Have you ever been approached by one of your friends who recently formed a corporation and asks for you to serve on his board of directors? It sure sounds like a good idea to serve on someone’s board, after all you will meet periodically, get a few free dinners and perhaps be paid a fee for some modest work.
Florida law has well established fiduciary duties that must be honored by a board of directors serving on behalf of the corporation and its shareholders. These basic duties include acting in good faith, exercising care and loyalty in the board’s actions. With all of that in mind, every director must work for the benefit of all the shareholders, even if nominated or designated by a group of shareholders.
Traditionally, boards performed decision-making functions, such as evaluating and approving significant business transactions. Beyond that traditional role of decision-making, directors are often asked to serve in an oversight function. This oversight might include actively monitoring corporate performance and determining whether the company is performing in accordance with current law and corporate policy.

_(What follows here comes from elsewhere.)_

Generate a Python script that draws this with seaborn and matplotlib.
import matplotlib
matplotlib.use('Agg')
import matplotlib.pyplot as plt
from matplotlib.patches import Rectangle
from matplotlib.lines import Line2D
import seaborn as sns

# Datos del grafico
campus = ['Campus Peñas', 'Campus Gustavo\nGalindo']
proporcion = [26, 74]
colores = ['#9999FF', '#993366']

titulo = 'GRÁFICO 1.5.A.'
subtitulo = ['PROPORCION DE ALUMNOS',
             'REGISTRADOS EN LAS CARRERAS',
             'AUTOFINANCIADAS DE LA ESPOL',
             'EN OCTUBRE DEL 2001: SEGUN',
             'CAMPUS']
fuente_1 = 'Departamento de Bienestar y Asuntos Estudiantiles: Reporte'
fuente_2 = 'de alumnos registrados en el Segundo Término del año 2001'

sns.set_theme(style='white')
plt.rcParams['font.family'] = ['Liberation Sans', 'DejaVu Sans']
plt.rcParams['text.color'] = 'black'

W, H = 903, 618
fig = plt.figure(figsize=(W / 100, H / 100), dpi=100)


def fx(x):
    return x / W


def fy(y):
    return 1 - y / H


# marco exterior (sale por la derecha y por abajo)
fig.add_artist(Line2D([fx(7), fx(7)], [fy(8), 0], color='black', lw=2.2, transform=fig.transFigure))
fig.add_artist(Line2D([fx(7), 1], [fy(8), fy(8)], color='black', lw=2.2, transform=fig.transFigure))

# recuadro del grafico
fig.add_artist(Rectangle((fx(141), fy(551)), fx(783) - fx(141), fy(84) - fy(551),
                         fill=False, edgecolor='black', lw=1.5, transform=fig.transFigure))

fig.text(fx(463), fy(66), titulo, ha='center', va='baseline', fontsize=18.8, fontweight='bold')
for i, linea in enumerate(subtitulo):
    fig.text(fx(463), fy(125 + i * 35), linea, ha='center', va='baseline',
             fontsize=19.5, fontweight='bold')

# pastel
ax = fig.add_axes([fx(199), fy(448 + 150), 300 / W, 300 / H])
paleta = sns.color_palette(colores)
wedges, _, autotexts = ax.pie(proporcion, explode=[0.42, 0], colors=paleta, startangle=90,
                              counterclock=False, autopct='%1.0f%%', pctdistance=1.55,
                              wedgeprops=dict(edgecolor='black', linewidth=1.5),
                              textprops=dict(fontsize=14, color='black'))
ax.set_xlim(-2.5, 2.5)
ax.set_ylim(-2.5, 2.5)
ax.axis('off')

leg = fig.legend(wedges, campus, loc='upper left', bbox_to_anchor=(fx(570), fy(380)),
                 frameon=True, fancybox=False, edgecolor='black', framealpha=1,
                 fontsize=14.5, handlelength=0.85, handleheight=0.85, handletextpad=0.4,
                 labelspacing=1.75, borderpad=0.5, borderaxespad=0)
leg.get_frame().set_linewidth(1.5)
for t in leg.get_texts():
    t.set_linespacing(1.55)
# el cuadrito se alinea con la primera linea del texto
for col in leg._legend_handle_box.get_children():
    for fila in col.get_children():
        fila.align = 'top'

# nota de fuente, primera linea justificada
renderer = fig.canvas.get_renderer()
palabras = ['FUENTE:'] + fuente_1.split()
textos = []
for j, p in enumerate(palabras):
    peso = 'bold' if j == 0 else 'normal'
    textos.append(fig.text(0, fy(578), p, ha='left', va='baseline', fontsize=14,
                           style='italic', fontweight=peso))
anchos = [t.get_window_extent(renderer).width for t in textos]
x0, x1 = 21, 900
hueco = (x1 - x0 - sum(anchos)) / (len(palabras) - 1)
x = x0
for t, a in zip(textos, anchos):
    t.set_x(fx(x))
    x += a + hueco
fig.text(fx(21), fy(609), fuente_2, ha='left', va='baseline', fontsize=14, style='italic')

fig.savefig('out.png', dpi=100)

Assuming directors are acting within these standards, they should have no cause for concern. In addition, directors are protected against lawsuits for personal liability by the “business judgment rule.” This rule is a judicially created presumption that decisions are appropriate if made by disinterested directors based on a good faith belief that the decisions will serve the corporation’s best interests. If a plaintiff in a lawsuit cannot overcome that presumption, usually by showing the conflict of interest or bad faith, this rule prohibits a Court from going further and extending liability to a director personally for lawsuits filed against the corporation.

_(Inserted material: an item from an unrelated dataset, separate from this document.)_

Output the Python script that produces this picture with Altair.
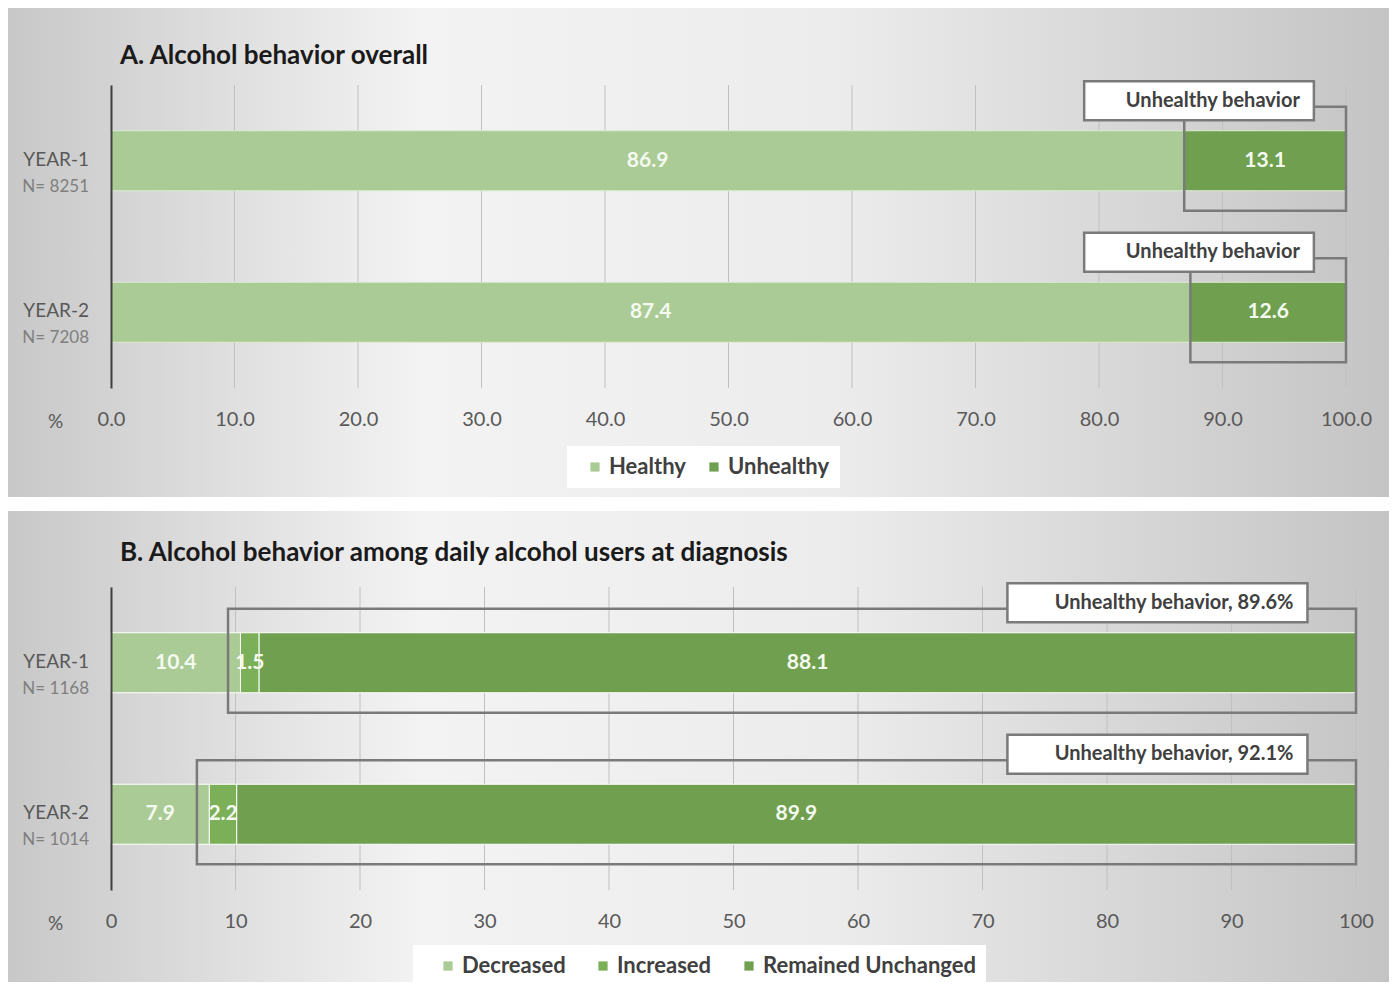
import altair as alt
import pandas as pd

# ---------------- data ----------------
years = ["YEAR-1", "YEAR-2"]
n_a = ["N= 8251", "N= 7208"]
healthy = [86.9, 87.4]
unhealthy = [13.1, 12.6]

n_b = ["N= 1168", "N= 1014"]
decreased = [10.4, 7.9]
increased = [1.5, 2.2]
unchanged = [88.1, 89.9]
unhealthy_b = [89.6, 92.1]

cats_a = ["Healthy", "Unhealthy"]
cats_b = ["Decreased", "Increased", "Remained Unchanged"]
colors_a = ["#aacb95", "#70a04f"]
colors_b = ["#aacb95", "#7cb058", "#70a04f"]

ticks = list(range(0, 101, 10))

FONT = "Lato"


def stacked(series, cats):
    rows = []
    for i, y in enumerate(years):
        s = 0.0
        for c, vals in zip(cats, series):
            v = vals[i]
            rows.append({"year": y, "cat": c, "start": s, "end": s + v,
                         "mid": s + v / 2, "label": f"{v:.1f}"})
            s += v
    return pd.DataFrame(rows)


df_a = stacked([healthy, unhealthy], cats_a)
df_b = stacked([decreased, increased, unchanged], cats_b)

ann_a = pd.DataFrame({
    "year": years,
    "bstart": healthy,
    "text": ["Unhealthy behavior"] * 2,
})
ann_b = pd.DataFrame({
    "year": years,
    "bstart": [d - 1.0 for d in decreased],
    "text": [f"Unhealthy behavior, {u:.1f}%" for u in unhealthy_b],
})
ylab_a = pd.DataFrame({"year": years, "n": n_a})
ylab_b = pd.DataFrame({"year": years, "n": n_b})
tick_df = pd.DataFrame({"t": ticks})


def panel(df, ann, ylab, cats, colors, title, width, fmt, box_x, legend_xy,
          title_y, bg_y, sep, sym_off, lab_off, col_pad):
    H = 303
    xs = alt.Scale(domain=[0, 100], nice=False, zero=True)
    ys = alt.Scale(domain=years, paddingInner=0.6, paddingOuter=0.3)
    xaxis = alt.Axis(values=ticks, format=fmt, domain=False, labelFlush=False,
                     ticks=False, grid=False, zindex=1,
                     labelFont=FONT, labelFontSize=20, labelColor="#595959",
                     labelPadding=21, title="%", titleFont=FONT,
                     titleFontSize=19, titleFontWeight="normal",
                     titleColor="#595959", titleX=-56, titleY=33,
                     titleBaseline="middle", titleAlign="center")
    yaxis = alt.Axis(labels=False, ticks=False, title=None, domain=True,
                     domainColor="#404040", domainWidth=2, grid=False,
                     zindex=1)

    bg_df = pd.DataFrame({"k": [0]})
    bg = alt.Chart(bg_df).mark_rect(
        fill=alt.Gradient(
            gradient="linear", x1=0, y1=0, x2=1, y2=0,
            stops=[alt.GradientStop(color="#c8c8c8", offset=0),
                   alt.GradientStop(color="#f3f3f3", offset=0.3),
                   alt.GradientStop(color="#ececec", offset=0.6),
                   alt.GradientStop(color="#c4c4c4", offset=1)]),
    ).encode(x=alt.value(-103), x2=alt.value(1278),
             y=alt.value(bg_y[0]), y2=alt.value(bg_y[1]))

    grid = alt.Chart(tick_df).mark_rule(color="#c0c0c0", strokeWidth=1).encode(
        x=alt.X("t:Q", scale=xs, axis=xaxis))

    base = alt.Chart(df)
    bars = base.mark_bar(size=60, stroke="white" if sep else "#dcebd2",
                         strokeWidth=1).encode(
        x=alt.X("start:Q", scale=xs, axis=xaxis),
        x2="end:Q",
        y=alt.Y("year:N", scale=ys, axis=yaxis),
        color=alt.Color("cat:N", scale=alt.Scale(domain=cats, range=colors),
                        legend=alt.Legend(
                            orient="none", legendX=legend_xy[0],
                            legendY=legend_xy[1], direction="horizontal",
                            title=None, fillColor="white", padding=10,
                            symbolType="square", symbolSize=85,
                            symbolStrokeWidth=0, labelFont=FONT,
                            labelFontSize=22, labelFontWeight="bold",
                            labelColor="#404040", columnPadding=col_pad,
                            labelLimit=400, labelOffset=lab_off,
                            symbolOffset=sym_off)),
    )
    labels = base.mark_text(font=FONT, fontSize=21, fontWeight="bold",
                            color="#f4faef").encode(
        x=alt.X("mid:Q", scale=xs), y=alt.Y("year:N", scale=ys),
        text="label:N")

    a = alt.Chart(ann)
    bracket = a.mark_bar(size=104, yOffset=-2, fillOpacity=0,
                         stroke="#7a7a7a", strokeWidth=2.5).encode(
        x=alt.X("bstart:Q", scale=xs), x2=alt.datum(100),
        y=alt.Y("year:N", scale=ys))
    box = a.mark_bar(size=39, yOffset=-60, fill="white", stroke="#7a7a7a",
                     strokeWidth=2.5).encode(
        x=alt.datum(box_x[0], scale=xs), x2=alt.datum(box_x[1]),
        y=alt.Y("year:N", scale=ys))
    box_text = a.mark_text(font=FONT, fontSize=20, fontWeight="bold",
                           color="#404040", align="right", dx=-14,
                           dy=-60).encode(
        x=alt.datum(box_x[1], scale=xs), y=alt.Y("year:N", scale=ys),
        text="text:N")

    yl = alt.Chart(ylab)
    ylab1 = yl.mark_text(font=FONT, fontSize=19, color="#595959",
                         align="right", dy=-1).encode(
        x=alt.value(-22), y=alt.Y("year:N", scale=ys), text="year:N")
    ylab2 = yl.mark_text(font=FONT, fontSize=17, color="#7f7f7f",
                         align="right", dy=26).encode(
        x=alt.value(-22), y=alt.Y("year:N", scale=ys), text="n:N")

    ttl = alt.Chart(bg_df).mark_text(
        text=title, font=FONT, fontSize=26, fontWeight="bold",
        color="#1a1a1a", align="left", baseline="middle").encode(
        x=alt.value(9), y=alt.value(title_y))

    return alt.layer(bg, grid, bars, labels, bracket, box, box_text, ylab1,
                     ylab2, ttl).properties(width=width, height=H)


pa = panel(df_a, ann_a, ylab_a, cats_a, colors_a,
           "A. Alcohol behavior overall", 1235, ".1f", (78.8, 97.4),
           (456, 361), -29, (-77, 412), False, 7, 3, 10)
pb = panel(df_b, ann_b, ylab_b, cats_b, colors_b,
           "B. Alcohol behavior among daily alcohol users at diagnosis", 1245,
           "d", (72.0, 96.1), (302, 358), -34, (-76, 395), True, 14, 3, 12)

chart = alt.vconcat(pa, pb, spacing=14).resolve_scale(
    x="independent", y="independent", color="independent"
).configure(padding=0).configure_view(stroke=None)

chart.save("out.html", embed_options={"renderer": "svg", "actions": False})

With that being said, the legal requirements and the expectations for directors have been expanded over the past years. More attention is now being focused on a corporation’s performance and reporting systems to insure ethical behavior, reliable financial reporting and compliance with law and corporate policy. We can thank Enron and similar cases for these increased requirements. Because a director must be actively engaged in the supervision of the company, sitting on a board, enjoying a few free dinners and getting a stipend for essentially no work appears to be a thing of the past. If you are asked to serve on a board, think twice about accepting, unless you are willing to put in the time necessary to properly exercise your duties to the corporation and shareholders.